Masyarakat Teater Makan Bersama Garuda dan Alegori Negara Sebagai Keluarga
Bagaimana jadinya jika negara adalah sebuah keluarga, di atas panggung teater. Di dalamnya ada seorang ibu tua berusia 80 tahun, anak pertama yang lahir tahun 1965, hingga si bungsu yang lahir di tahun 1998. Masing-masing menjadi simbol yang segera terasa akrab. Usia 80 tahun adalah cermin usia bangsa. Kelahiran sang anak pertama dan si bungsu merujuk pada tarikh yang tak mudah dilupakan bangsa ini. Dan judulnya, “Makan Bersama Garuda”, yang jika disingkat menjadi MBG, dengan gamblang mengajak penonton menebak arah panggilan kritiknya.

Dokumentasi Festival Teater Jakarta/Yose R.
Malam itu, pementasan kelompok Masyarakat Teater di Gedung Kesenian Jakarta memang terasa sebagai suara kegelisahan Indonesia hari-hari ini. Awalnya, panggung hanya disinari cahaya redup yang menyisakan bayangan-bayangan panjang. Seorang anak kecil asyik bermain petak umpet dengan seorang ibu tua. Perbedaan umur yang begitu jauh antara keduanya tidak menyurutkan keakraban yang tampak.
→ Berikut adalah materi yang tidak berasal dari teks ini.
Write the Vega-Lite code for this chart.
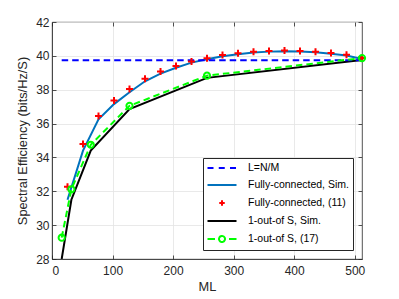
{
  "$schema": "https://vega.github.io/schema/vega-lite/v6.json",
  "width": 310,
  "height": 237,
  "autosize": {"type": "none"},
  "padding": {"left": 52, "top": 22, "right": 37, "bottom": 40},
  "background": "white",
  "config": {
    "font": "Liberation Sans",
    "view": {"stroke": "#262626", "strokeWidth": 0.8},
    "axis": {
      "labelFont": "Liberation Sans",
      "labelFontSize": 12,
      "labelColor": "#262626",
      "titleFont": "Liberation Sans",
      "titleFontSize": 12.8,
      "titleFontWeight": "normal",
      "titleColor": "#262626",
      "domainColor": "#262626",
      "domainWidth": 0.8,
      "tickColor": "#262626",
      "tickWidth": 0.8,
      "tickSize": -4,
      "gridColor": "#e3e3e3",
      "gridWidth": 0.8
    }
  },
  "datasets": {
    "d": [
      {"series": "L=N/M", "ML": 16, "SE": 39.74},
      {"series": "L=N/M", "ML": 512, "SE": 39.74},
      {"series": "Fully-connected, Sim.", "ML": 25.6, "SE": 31.5},
      {"series": "Fully-connected, Sim.", "ML": 51.2, "SE": 34.4},
      {"series": "Fully-connected, Sim.", "ML": 76.8, "SE": 36.25},
      {"series": "Fully-connected, Sim.", "ML": 102.4, "SE": 37.15},
      {"series": "Fully-connected, Sim.", "ML": 128, "SE": 37.85},
      {"series": "Fully-connected, Sim.", "ML": 153.6, "SE": 38.5},
      {"series": "Fully-connected, Sim.", "ML": 179.2, "SE": 38.95},
      {"series": "Fully-connected, Sim.", "ML": 204.8, "SE": 39.3},
      {"series": "Fully-connected, Sim.", "ML": 230.4, "SE": 39.6},
      {"series": "Fully-connected, Sim.", "ML": 256, "SE": 39.8},
      {"series": "Fully-connected, Sim.", "ML": 281.6, "SE": 39.98},
      {"series": "Fully-connected, Sim.", "ML": 307.2, "SE": 40.1},
      {"series": "Fully-connected, Sim.", "ML": 332.8, "SE": 40.2},
      {"series": "Fully-connected, Sim.", "ML": 358.4, "SE": 40.25},
      {"series": "Fully-connected, Sim.", "ML": 384, "SE": 40.27},
      {"series": "Fully-connected, Sim.", "ML": 409.6, "SE": 40.26},
      {"series": "Fully-connected, Sim.", "ML": 435.2, "SE": 40.21},
      {"series": "Fully-connected, Sim.", "ML": 460.8, "SE": 40.13},
      {"series": "Fully-connected, Sim.", "ML": 486.4, "SE": 40.02},
      {"series": "Fully-connected, Sim.", "ML": 512, "SE": 39.82},
      {"series": "Fully-connected, (11)", "ML": 25.6, "SE": 32.27},
      {"series": "Fully-connected, (11)", "ML": 51.2, "SE": 34.79},
      {"series": "Fully-connected, (11)", "ML": 76.8, "SE": 36.45},
      {"series": "Fully-connected, (11)", "ML": 102.4, "SE": 37.37},
      {"series": "Fully-connected, (11)", "ML": 128, "SE": 38.04},
      {"series": "Fully-connected, (11)", "ML": 153.6, "SE": 38.65},
      {"series": "Fully-connected, (11)", "ML": 179.2, "SE": 39.07},
      {"series": "Fully-connected, (11)", "ML": 204.8, "SE": 39.4},
      {"series": "Fully-connected, (11)", "ML": 230.4, "SE": 39.66},
      {"series": "Fully-connected, (11)", "ML": 256, "SE": 39.86},
      {"series": "Fully-connected, (11)", "ML": 281.6, "SE": 40.05},
      {"series": "Fully-connected, (11)", "ML": 307.2, "SE": 40.15},
      {"series": "Fully-connected, (11)", "ML": 332.8, "SE": 40.25},
      {"series": "Fully-connected, (11)", "ML": 358.4, "SE": 40.29},
      {"series": "Fully-connected, (11)", "ML": 384, "SE": 40.31},
      {"series": "Fully-connected, (11)", "ML": 409.6, "SE": 40.29},
      {"series": "Fully-connected, (11)", "ML": 435.2, "SE": 40.25},
      {"series": "Fully-connected, (11)", "ML": 460.8, "SE": 40.17},
      {"series": "Fully-connected, (11)", "ML": 486.4, "SE": 40.07},
      {"series": "Fully-connected, (11)", "ML": 512, "SE": 39.87},
      {"series": "1-out-of S, Sim.", "ML": 16, "SE": 28.0},
      {"series": "1-out-of S, Sim.", "ML": 32, "SE": 31.5},
      {"series": "1-out-of S, Sim.", "ML": 64, "SE": 34.4},
      {"series": "1-out-of S, Sim.", "ML": 128, "SE": 36.85},
      {"series": "1-out-of S, Sim.", "ML": 256, "SE": 38.7},
      {"series": "1-out-of S, Sim.", "ML": 512, "SE": 39.75},
      {"series": "1-out-of S, (17)", "ML": 16, "SE": 29.26},
      {"series": "1-out-of S, (17)", "ML": 32, "SE": 32.12},
      {"series": "1-out-of S, (17)", "ML": 64, "SE": 34.75},
      {"series": "1-out-of S, (17)", "ML": 128, "SE": 37.05},
      {"series": "1-out-of S, (17)", "ML": 256, "SE": 38.83},
      {"series": "1-out-of S, (17)", "ML": 512, "SE": 39.87}
    ]
  },
  "data": {"name": "d"},
  "layer": [
    {
      "transform": [{"filter": "datum.series === 'Fully-connected, Sim.' || datum.series === '1-out-of S, Sim.'"}],
      "mark": {"type": "line", "strokeWidth": 2, "clip": true},
      "encoding": {
        "x": {
          "field": "ML", "type": "quantitative",
          "scale": {"domain": [0, 512], "nice": false, "zero": false},
          "axis": {"values": [0, 100, 200, 300, 400, 500], "title": "ML", "grid": true, "labelPadding": 10, "titlePadding": 4}
        },
        "y": {
          "field": "SE", "type": "quantitative",
          "scale": {"domain": [28, 42], "nice": false, "zero": false},
          "axis": {"values": [28, 30, 32, 34, 36, 38, 40, 42], "title": "Spectral Efficiency (bits/Hz/S)", "grid": true, "labelPadding": 7, "titlePadding": 6}
        },
        "color": {
          "field": "series", "type": "nominal",
          "scale": {
            "domain": ["L=N/M", "Fully-connected, Sim.", "Fully-connected, (11)", "1-out-of S, Sim.", "1-out-of S, (17)"],
            "range": ["#0000FF", "#0072BD", "#FF0000", "#000000", "#00FF00"]
          },
          "legend": {
            "title": null,
            "orient": "bottom-right",
            "offset": 9,
            "fillColor": "white",
            "strokeColor": "#262626",
            "padding": 4,
            "labelFont": "Liberation Sans",
            "labelFontSize": 10.5,
            "labelColor": "#000000",
            "symbolSize": 100,
            "symbolOffset": 9,
            "labelOffset": 20,
            "symbolStrokeWidth": 2,
            "rowPadding": 5,
            "symbolType": "stroke",
            "encode": {
              "symbols": {
                "update": {
                  "shape": {"signal": "datum.value === 'Fully-connected, (11)' ? 'M-0.55,0H0.55M0,-0.55V0.55' : datum.value === '1-out-of S, (17)' ? 'M-2.9,0H-1.4M-0.6,0A0.6,0.6 0 1 0 0.6,0A0.6,0.6 0 1 0 -0.6,0M1.4,0H2.9' : datum.value === 'L=N/M' ? 'M-2.9,0H-1.7M-0.65,0H0.55M1.6,0H2.8' : 'M-2.9,0H2.9'"},
                  "strokeDash": {"value": [1, 0]},
                  "fill": {"value": "transparent"},
                  "fillOpacity": {"value": 0},
                  "strokeWidth": {"value": 2}
                }
              }
            }
          }
        }
      }
    },
    {
      "transform": [{"filter": "datum.series === 'L=N/M' || datum.series === '1-out-of S, (17)'"}],
      "mark": {"type": "line", "strokeWidth": 2, "strokeDash": [6.5, 4], "clip": true},
      "encoding": {
        "x": {"field": "ML", "type": "quantitative", "axis": null},
        "y": {"field": "SE", "type": "quantitative", "axis": null},
        "color": {"field": "series", "type": "nominal", "legend": null}
      }
    },
    {
      "transform": [{"filter": "datum.series === 'Fully-connected, (11)' || datum.series === '1-out-of S, (17)'"}],
      "mark": {"type": "point", "filled": false, "strokeWidth": 2, "opacity": 1},
      "encoding": {
        "x": {"field": "ML", "type": "quantitative", "axis": null},
        "y": {"field": "SE", "type": "quantitative", "axis": null},
        "color": {"field": "series", "type": "nominal", "legend": null},
        "shape": {
          "field": "series", "type": "nominal",
          "scale": {"domain": ["Fully-connected, (11)", "1-out-of S, (17)"], "range": ["M-1,0H1M0,-1V1", "circle"]},
          "legend": null
        },
        "size": {
          "field": "series", "type": "nominal",
          "scale": {"domain": ["Fully-connected, (11)", "1-out-of S, (17)"], "range": [49, 38]},
          "legend": null
        }
      }
    },
    {
      "mark": {"type": "point", "opacity": 0},
      "encoding": {
        "x": {"field": "ML", "type": "quantitative", "axis": {"orient": "top", "values": [0, 100, 200, 300, 400, 500], "labels": false, "title": null, "grid": false, "domain": false}},
        "y": {"field": "SE", "type": "quantitative", "axis": {"orient": "right", "values": [28, 30, 32, 34, 36, 38, 40, 42], "labels": false, "title": null, "grid": false, "domain": false}}
      }
    }
  ],
  "resolve": {"axis": {"x": "independent", "y": "independent"}}
}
Mereka berlarian, bersembunyi, dan mencari. Di balik meja, di balik tirai, di sudut-sudut ruang yang samar. Sebuah percakapan antara lelaki dan perempuan mengalur menjadi latar.
“Kupikir, sudah saatnya kita mencari rumah baru. Sudah waktunya kita pindah.”
“Aku tidak mau membahayakan kondisi keuangan kita untuk sesuatu yang urgensinya tidak mendesak.”
“Sebentar lagi ibu berumur 80. Tak akan terasa tiba-tiba sudah seabad. Tidakkah lebih baik ibu tinggal di rumah yang lebih layak? Di tempat yang lebih tenang, jauh dari kebisingan dan suara-suara yang mengganggu?”
“Tapi uangnya?”
“Aku bisa pinjam dari teman-temanku.”
“Bagaimana?”
“Sepakat?”
Begitu kata “sepakat” mengudara dan menggantung, sang Ibu berhasil menangkap si kecil yang bersembunyi. Keduanya lalu berjalan bergandengan tangan, dan di tengah senyap itu, si kecil menyanyikan lagu “Kasih Ibu” dengan suara jernih dan polos. Lagu yang akrab di telinga itu bergema di ruang gelap, seakan menjadi penghubung antara dua zaman yang diwakili oleh Ibu dan si kecil.
Kasih Ibu
Kepada Beta
Tak terhingga sepanjang masa
Hanya memberi tak harap kembali
Bagai sang surya menyinari dunia.

Dokumentasi Festival Teater Jakarta/Yose R.
Adegan berganti. Sebuah meja makan kecil menghiasi tengah panggung dan di atasnya seorang wanita berdiri dengan wajah muram. “Dan kita kembali lagi ke rumah ini!” keluhnya. Perpindahan rumah itu tidak terjadi, setidaknya sampai saat ini.
Rantai keluhan mengalir deras setelahnya. Perempuan itu bercerita tentang perayaan ulang tahun Ibu di rumah baru tepat setelah mereka berhasil membelinya tahun lalu. Ia mengungkit segala usahanya dalam mengumpulkan uang, mencari lokasi, membangun dari nol, hingga menata perabotan. “Tapi uang dari Mas Eko tak cukup, rumahnya tak kunjung selesai. Aku malah harus terjebak utang, dan kita terpaksa kembali ke rumah ini.”
Di tengah luapan kekecewaan itu, sang Ibu masuk dengan kursi rodanya. Suaranya lemah dan penuh kegelisahan. “Bisakah aku mencapai usia emas? Andai sakit ini tak kunjung pergi, mungkin waktu akan segera menjemputku.”
Seorang anak perempuan lain segera mendekat, berusaha menenangkan.
“Ibu terlalu banyak berpikir.”
“Apa lagi yang Ibu pikirkan?”
“Apakah makanan untuk anak-anak sekolah sudah terkirim?”
“Tenang, Ibu. Beberapa bulan terakhir, setiap hari sekolah, mereka selalu dapat makanan pendamping.”
“Apakah rasanya enak? Anak-anak suka?”
“Oh, tentu, mereka sangat menyukainya.”
“Tapi, apakah itu yang benar-benar mereka butuhkan?”
“Percayalah pada kami, Ibu. Kami tak ingin Ibu kuatir. Kami hanya ingin Ibu bahagia.”
Lagi-lagi dialog itu mengambang di atas panggung, meninggalkan pertanyaan yang tak terjawab.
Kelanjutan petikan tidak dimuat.